NAIFA Encouraged by SEC’s Deliberate Pace on Fiduciary Rule
One year after the SEC fiduciary report, trade group remains committed to ensuring middle-market access to affordable financial advice and services.
Falls Church, VA — Saturday, Jan. 21, marks the one year anniversary of a Securities and Exchange Commission staff report to Congress recommending a fiduciary duty for broker-dealers and their registered reps. The National Association of Insurance and Financial Advisors has been involved (http://www.naifablog.com/fiduciary-standard/) from the beginning in the fiduciary issue debate and remains committed to working with the SEC to ensure that the final fiduciary rule does not hurt the ability of middle-market investors to receive advice and services.
When the fiduciary proposal arose during the drafting of the Dodd-Frank bill, NAIFA strongly advocated that any SEC fiduciary rule should not threaten the ability of advisors to receive commissions or sell proprietary products. Fortunately, safe harbors in the final Dodd-Frank law preserve these aspects of the business model that currently allows advisors to assist in the financial well-being of 75 million American families.

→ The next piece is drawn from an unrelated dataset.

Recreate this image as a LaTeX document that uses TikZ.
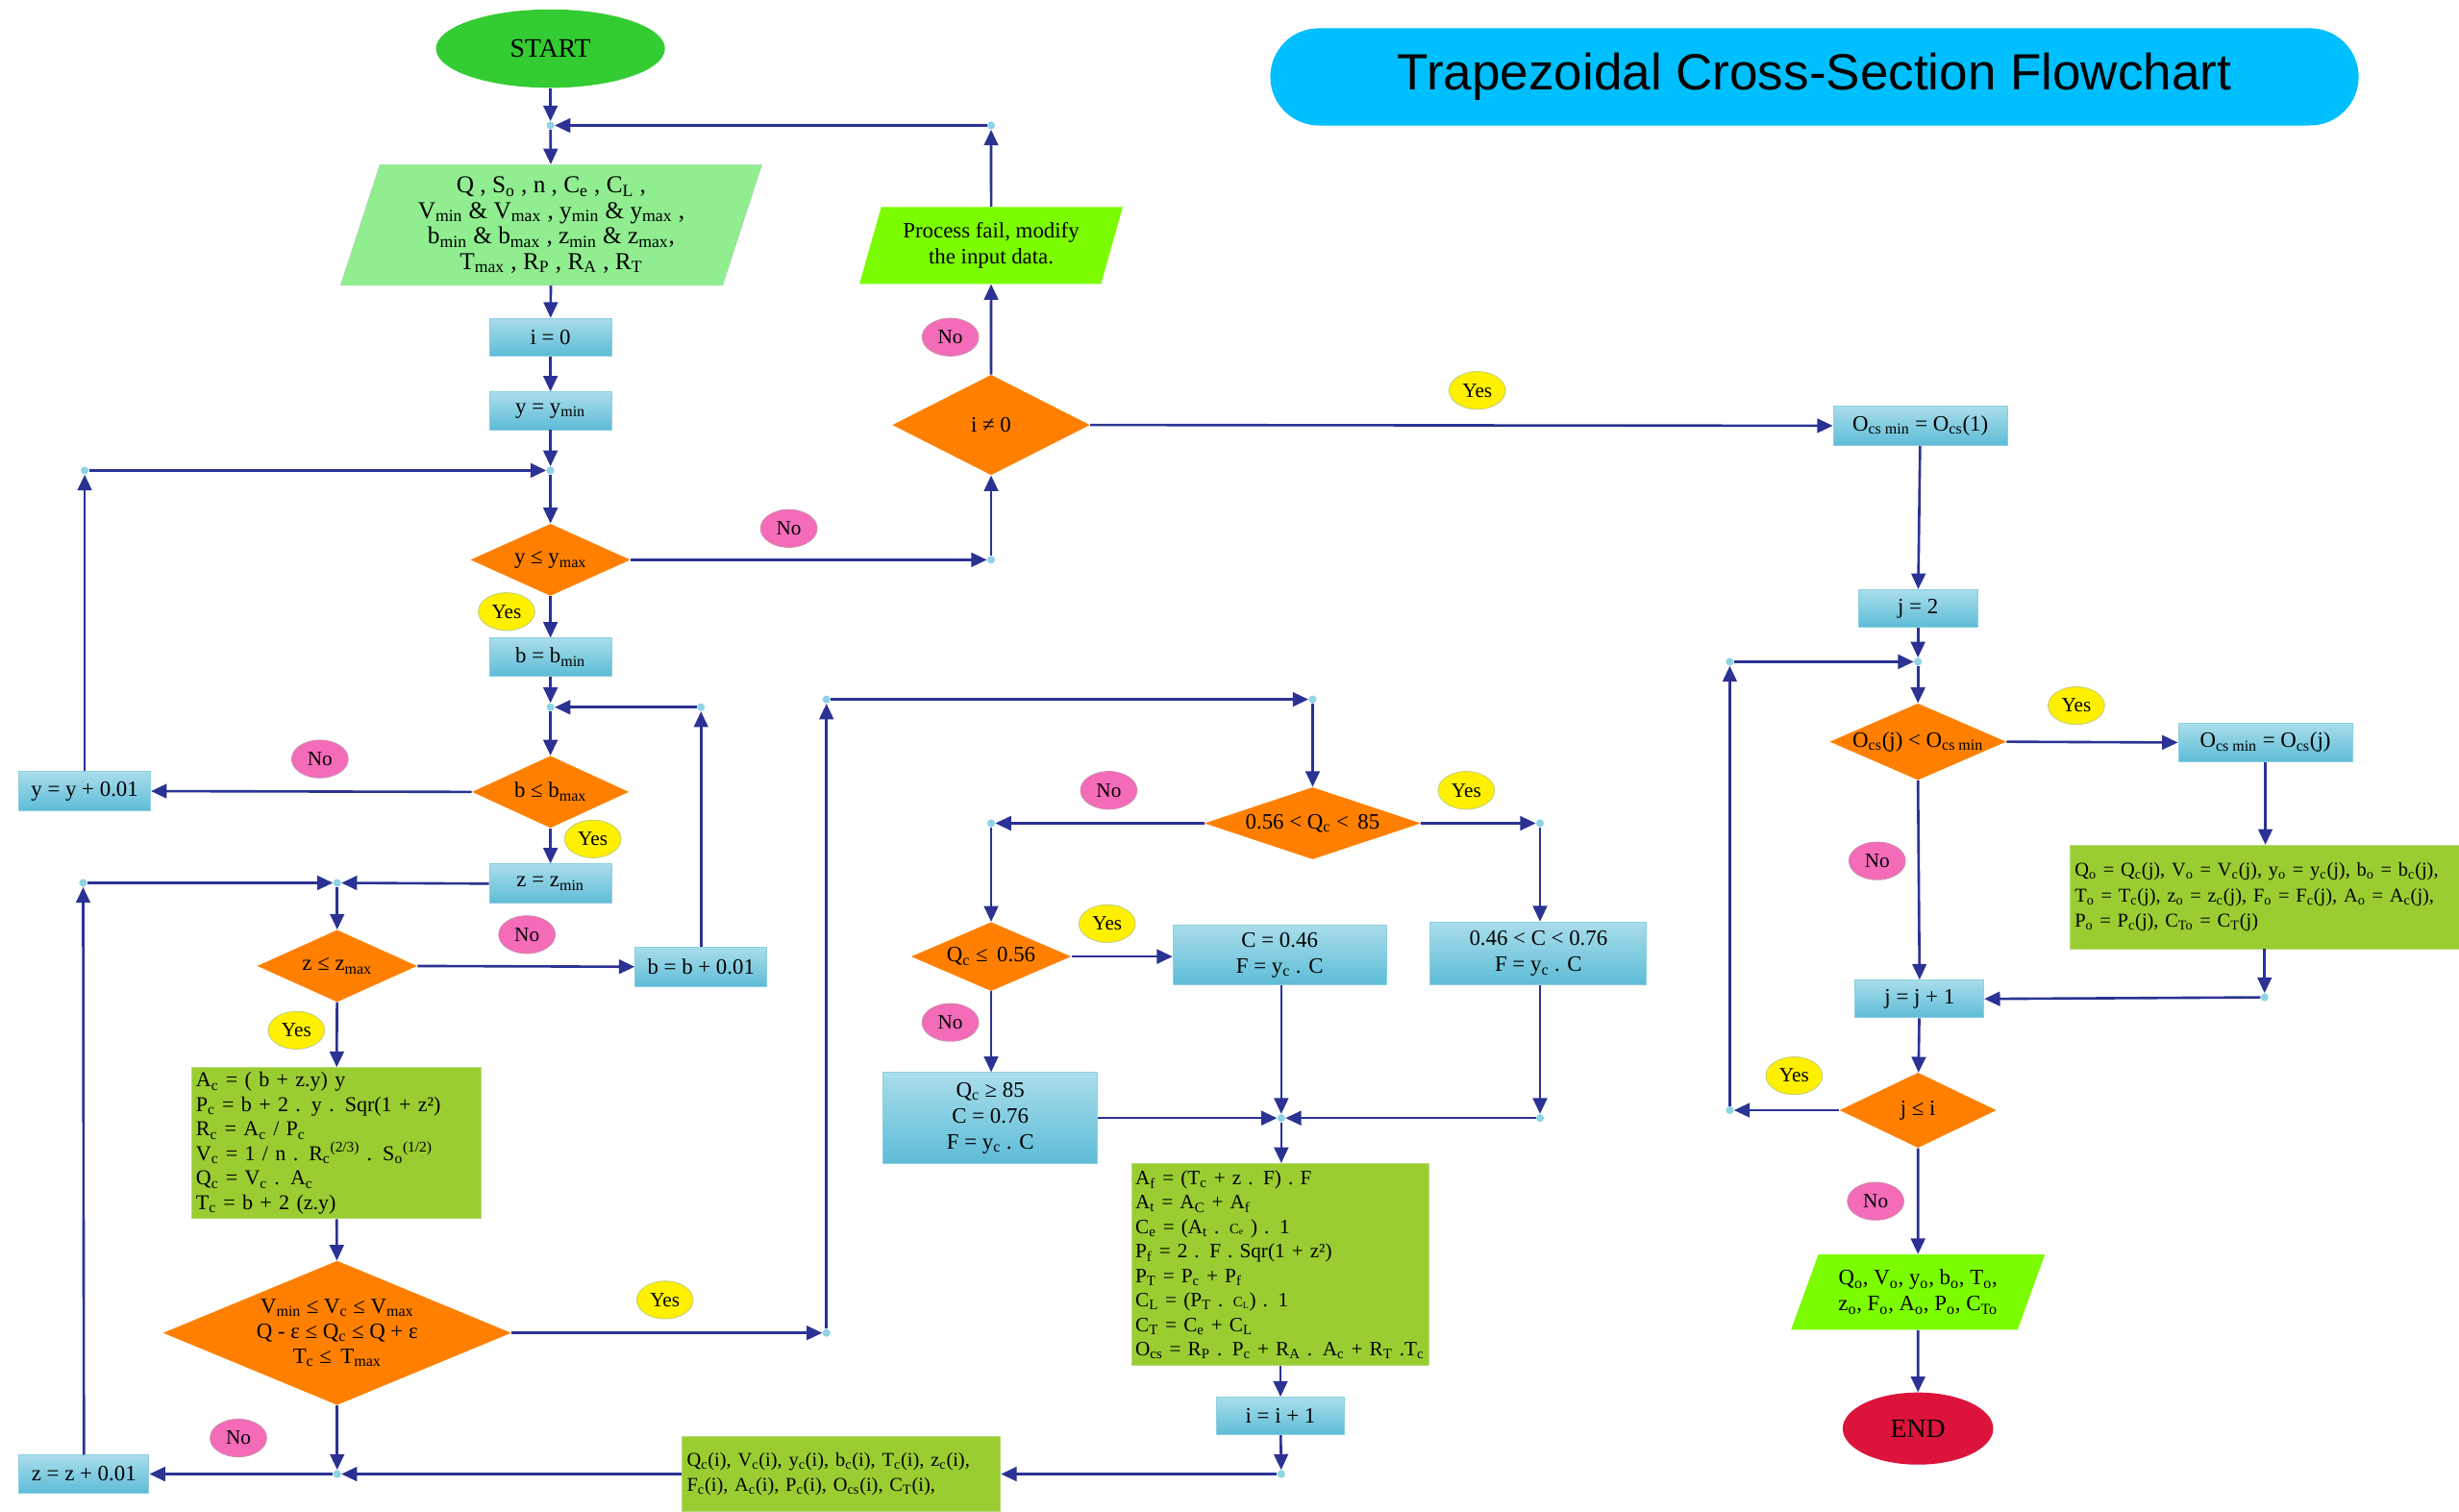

The original SEC study was completed within a congressionally imposed timeframe. SEC Commissioner Troy Paredes and then-Commissioner Kathleen Casey immediately issued a dissenting statement raising concerns about the study. Several members of Congress have since voiced similar concerns. Fortunately, the SEC has decided to give the issue more study and conduct a robust cost-benefit analysis before proposing a rule.
“An SEC fiduciary rule has the potential to bring so many unintended consequences it shouldn’t be rushed into,” said NAIFA President Robert Miller. “We’re pleased that the SEC is apparently working to address some of the unanswered questions left by the original study.”
One of NAIFA’s leading concerns is that a poorly drafted rule could increase compliance and litigation costs for advisors, which in turn would force higher costs for their base of middle-market clients. Modest investors could be left to their own devices, without access to affordable advice.
“Our biggest worry is that a rule designed to help consumers could wind up doing a lot of harm if it makes the cost of doing business untenable for advisors working with Main Street investors and everyday people saving for retirement,” said Mr. Miller. “NAIFA is encouraged by recent signals that the SEC is taking a deliberate approach and performing a detailed cost-benefit analysis on the proposed fiduciary rule. We’ve seen signs that the commissioners have begun to understand the important role NAIFA members play in protecting the financial well-being of millions of Americans.”
The SEC is expected to issue a request for public comment to assist in the cost-benefit analysis and NAIFA officials have expressed a willingness to help.
“At times during this debate, NAIFA has been painted in very broad strokes by people implying we’re opposed to any and all regulation,” Mr. Miller added. “That couldn’t be further from the truth. We favor intelligent regulation that serves a definite consumer-protection purpose and that preserves the ability of American families to obtain affordable financial services and advice.”
About NAIFA: Founded in 1890 as The National Association of Life Underwriters (NALU), NAIFA is one of the nation’s oldest and largest associations representing the interests of insurance professionals from every Congressional district in the United States. NAIFA members assist consumers by focusing their practices on one or more of the following: life insurance and annuities, health insurance and employee benefits, multiline, and financial advising and investments. NAIFA’s mission is to advocate for a positive legislative and regulatory environment, enhance business and professional skills, and promote the ethical conduct of its members.